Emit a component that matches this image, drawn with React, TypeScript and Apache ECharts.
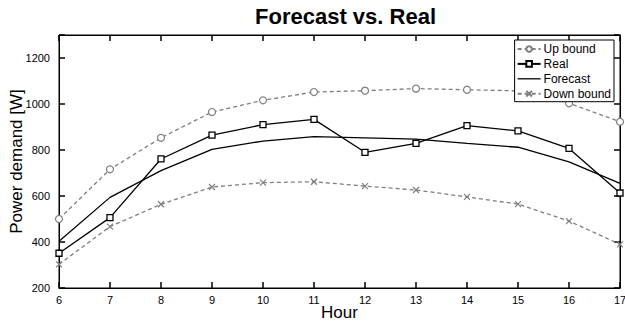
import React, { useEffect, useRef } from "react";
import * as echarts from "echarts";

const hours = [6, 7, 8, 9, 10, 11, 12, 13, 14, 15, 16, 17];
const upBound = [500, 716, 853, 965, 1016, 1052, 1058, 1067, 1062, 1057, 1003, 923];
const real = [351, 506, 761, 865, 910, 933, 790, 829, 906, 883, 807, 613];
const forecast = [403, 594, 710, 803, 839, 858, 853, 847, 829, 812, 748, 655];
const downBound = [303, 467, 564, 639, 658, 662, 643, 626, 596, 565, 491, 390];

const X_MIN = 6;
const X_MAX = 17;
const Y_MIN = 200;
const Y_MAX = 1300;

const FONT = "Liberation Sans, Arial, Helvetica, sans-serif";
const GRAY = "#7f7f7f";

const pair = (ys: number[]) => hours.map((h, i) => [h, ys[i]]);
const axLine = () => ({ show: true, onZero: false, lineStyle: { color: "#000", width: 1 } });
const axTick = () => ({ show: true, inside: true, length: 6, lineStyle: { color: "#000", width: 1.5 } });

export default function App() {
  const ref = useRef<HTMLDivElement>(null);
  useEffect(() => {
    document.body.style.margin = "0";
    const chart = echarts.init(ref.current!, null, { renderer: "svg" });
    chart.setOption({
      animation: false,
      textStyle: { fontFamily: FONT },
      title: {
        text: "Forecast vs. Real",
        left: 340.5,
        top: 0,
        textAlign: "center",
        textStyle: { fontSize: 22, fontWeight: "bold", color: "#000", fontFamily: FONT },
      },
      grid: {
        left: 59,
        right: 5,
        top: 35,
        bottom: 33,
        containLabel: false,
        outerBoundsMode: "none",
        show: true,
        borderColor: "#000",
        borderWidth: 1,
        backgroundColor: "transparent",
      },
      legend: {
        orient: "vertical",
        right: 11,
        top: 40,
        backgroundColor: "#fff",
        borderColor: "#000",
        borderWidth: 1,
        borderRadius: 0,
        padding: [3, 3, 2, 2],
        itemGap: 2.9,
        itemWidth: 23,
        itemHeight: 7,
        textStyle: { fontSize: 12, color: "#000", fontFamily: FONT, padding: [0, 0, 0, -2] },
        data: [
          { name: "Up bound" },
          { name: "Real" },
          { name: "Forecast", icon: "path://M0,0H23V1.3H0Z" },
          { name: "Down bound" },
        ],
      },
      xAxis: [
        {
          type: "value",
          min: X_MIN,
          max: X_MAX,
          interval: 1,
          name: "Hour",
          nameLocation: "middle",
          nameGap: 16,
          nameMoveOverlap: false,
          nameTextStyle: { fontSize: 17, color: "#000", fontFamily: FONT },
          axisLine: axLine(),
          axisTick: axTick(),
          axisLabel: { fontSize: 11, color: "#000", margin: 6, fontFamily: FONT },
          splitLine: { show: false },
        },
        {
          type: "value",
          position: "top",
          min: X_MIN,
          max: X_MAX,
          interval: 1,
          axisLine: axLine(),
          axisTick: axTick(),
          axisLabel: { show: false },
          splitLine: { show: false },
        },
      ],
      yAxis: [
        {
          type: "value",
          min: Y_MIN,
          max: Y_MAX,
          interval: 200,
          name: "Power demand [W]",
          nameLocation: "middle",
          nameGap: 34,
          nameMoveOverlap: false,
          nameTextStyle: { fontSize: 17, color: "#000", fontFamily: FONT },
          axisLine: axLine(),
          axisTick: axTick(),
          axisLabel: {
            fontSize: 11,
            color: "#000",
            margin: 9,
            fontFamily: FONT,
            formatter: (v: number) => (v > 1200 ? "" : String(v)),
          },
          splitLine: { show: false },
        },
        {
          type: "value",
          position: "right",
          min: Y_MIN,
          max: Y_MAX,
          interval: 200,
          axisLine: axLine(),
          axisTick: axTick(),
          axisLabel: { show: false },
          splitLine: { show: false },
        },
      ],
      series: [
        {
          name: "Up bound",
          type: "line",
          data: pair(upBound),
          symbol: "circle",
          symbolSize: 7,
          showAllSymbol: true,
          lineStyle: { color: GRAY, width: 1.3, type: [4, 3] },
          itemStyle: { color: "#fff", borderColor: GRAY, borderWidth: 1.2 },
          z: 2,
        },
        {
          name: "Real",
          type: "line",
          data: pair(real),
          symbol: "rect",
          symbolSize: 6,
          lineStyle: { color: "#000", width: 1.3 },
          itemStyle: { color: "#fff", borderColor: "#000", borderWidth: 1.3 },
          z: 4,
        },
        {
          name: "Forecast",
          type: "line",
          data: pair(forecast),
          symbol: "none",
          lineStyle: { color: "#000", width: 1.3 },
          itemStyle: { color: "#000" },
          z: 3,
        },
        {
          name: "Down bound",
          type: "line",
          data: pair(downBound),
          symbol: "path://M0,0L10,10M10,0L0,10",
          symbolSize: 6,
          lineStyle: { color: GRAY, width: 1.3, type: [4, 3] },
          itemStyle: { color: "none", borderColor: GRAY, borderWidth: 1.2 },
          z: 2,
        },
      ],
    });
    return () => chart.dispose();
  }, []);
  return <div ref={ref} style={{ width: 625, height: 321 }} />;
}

#####

From the first line of the material down to the line containing "import * as", inclusive, return each line exactly, skipping any picture.

_Finished exercise_
Emit a component that matches this image, drawn with React, TypeScript and Apache ECharts.
import React, { useEffect, useRef } from "react";
import * as echarts from "echarts";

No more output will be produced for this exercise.